Prof. Victor Andres “Dindo” Manhit, president of Stratbase ADR Institute said: “The Philippines cannot endure another term of defeatist and weak security and foreign policy, especially in the context of national security.”

A Stratbase-commissioned survey revealed that 85 percent of Filipinos want the next president to build on alliances in defending territorial and economic rights. Manhit said the next leader should act and defend the country’s sovereign rights and assert its territorial integrity through stronger and more responsive foreign and security policies.

Dr. Renato de Castro, trustee and program convenor of the Stratbase ADR Institute, described President Rodrigo Duterte’s appeasement policy as merely agreeing to manage the dispute according to Chinese terms, which means having a bilateral negotiation, setting aside the arbitral ruling, and playing with the idea of a joint development.

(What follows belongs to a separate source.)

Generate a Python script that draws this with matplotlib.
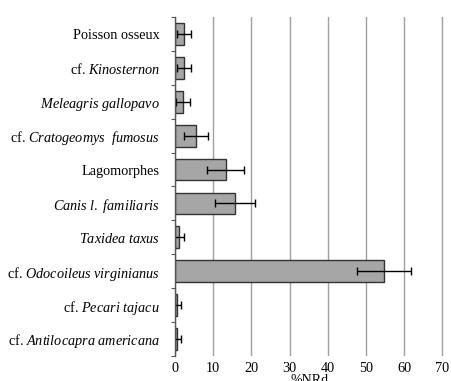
import numpy as np
import matplotlib
matplotlib.use('Agg')
import matplotlib.pyplot as plt
from matplotlib.ticker import FixedLocator

plt.rcParams['font.family'] = 'Liberation Serif'
plt.rcParams['mathtext.fontset'] = 'custom'
plt.rcParams['mathtext.rm'] = 'Liberation Serif'
plt.rcParams['mathtext.it'] = 'Liberation Serif:italic'

taxa = ['Poisson osseux',
        r'cf. $\mathit{Kinosternon}$',
        r'$\mathit{Meleagris\ gallopavo}$',
        r'cf. $\mathit{Cratogeomys\ \ fumosus}$',
        'Lagomorphes',
        r'$\mathit{Canis\ l.\ familiaris}$',
        r'$\mathit{Taxidea\ taxus}$',
        r'cf. $\mathit{Odocoileus\ virginianus}$',
        r'cf. $\mathit{Pecari\ tajacu}$',
        r'cf. $\mathit{Antilocapra\ americana}$']
nrd = [2.3, 2.3, 2.1, 5.5, 13.3, 15.8, 1.0, 54.7, 0.5, 0.5]
err = [1.9, 1.9, 1.9, 3.1, 4.8, 5.2, 1.4, 7.0, 1.1, 1.1]
xticks = [0, 10, 20, 30, 40, 50, 60, 70]

fig = plt.figure(figsize=(4.51, 3.81), dpi=100)
ax = fig.add_axes([0.388, 0.066, 0.597, 0.889])

y = np.arange(len(taxa))
ax.barh(y, nrd, height=0.64, color='#a6a6a6', edgecolor='#333333', linewidth=1, zorder=3)
ax.errorbar(nrd, y, xerr=err, fmt='none', ecolor='black', elinewidth=1,
            capsize=3, capthick=1, zorder=4)

ax.set_ylim(len(taxa) - 0.5, -0.5)
ax.set_xlim(0, 70.5)
ax.set_yticks(y)
ax.set_yticklabels(taxa, fontsize=10.3)
ax.yaxis.set_minor_locator(FixedLocator(np.arange(-0.5, len(taxa), 1)))
ax.tick_params(axis='y', which='major', length=0, pad=11)
ax.tick_params(axis='y', which='minor', length=3, width=0.8, color='#555555')

ax.set_xticks(xticks)
ax.tick_params(axis='x', length=0, labelsize=10.3, pad=4.5)
ax.xaxis.grid(True, color='#a0a0a0', linewidth=1, zorder=0)
ax.set_axisbelow(True)

for s in ['top', 'right', 'bottom']:
    ax.spines[s].set_visible(False)
ax.spines['left'].set_color('#555555')
ax.spines['left'].set_linewidth(1)
ax.spines['left'].set_zorder(5)

ax.set_xlabel('%NRd', fontsize=10, labelpad=-1)

fig.savefig('out.png', dpi=100)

“Fortunately for the Filipino people, the defense and military and the foreign affairs establishment have questioned President Duterte’s grand strategy to appease China,” said De Castro, who is also a professor at the International Studies Department of De La Salle University-Manila.

De Castro said a National Security Strategy based on the 2016 ruling of the Permanent Court of Arbitration should be formulated. “The task of the next president is to come up with this grand strategy and present it to the public,” he said.

Richard Heydarian, a non-resident fellow of the Stratbase ADR Institute, said: “It’s very important our next president, whoever that is, that person is far more uncompromising and coherent than the current president.”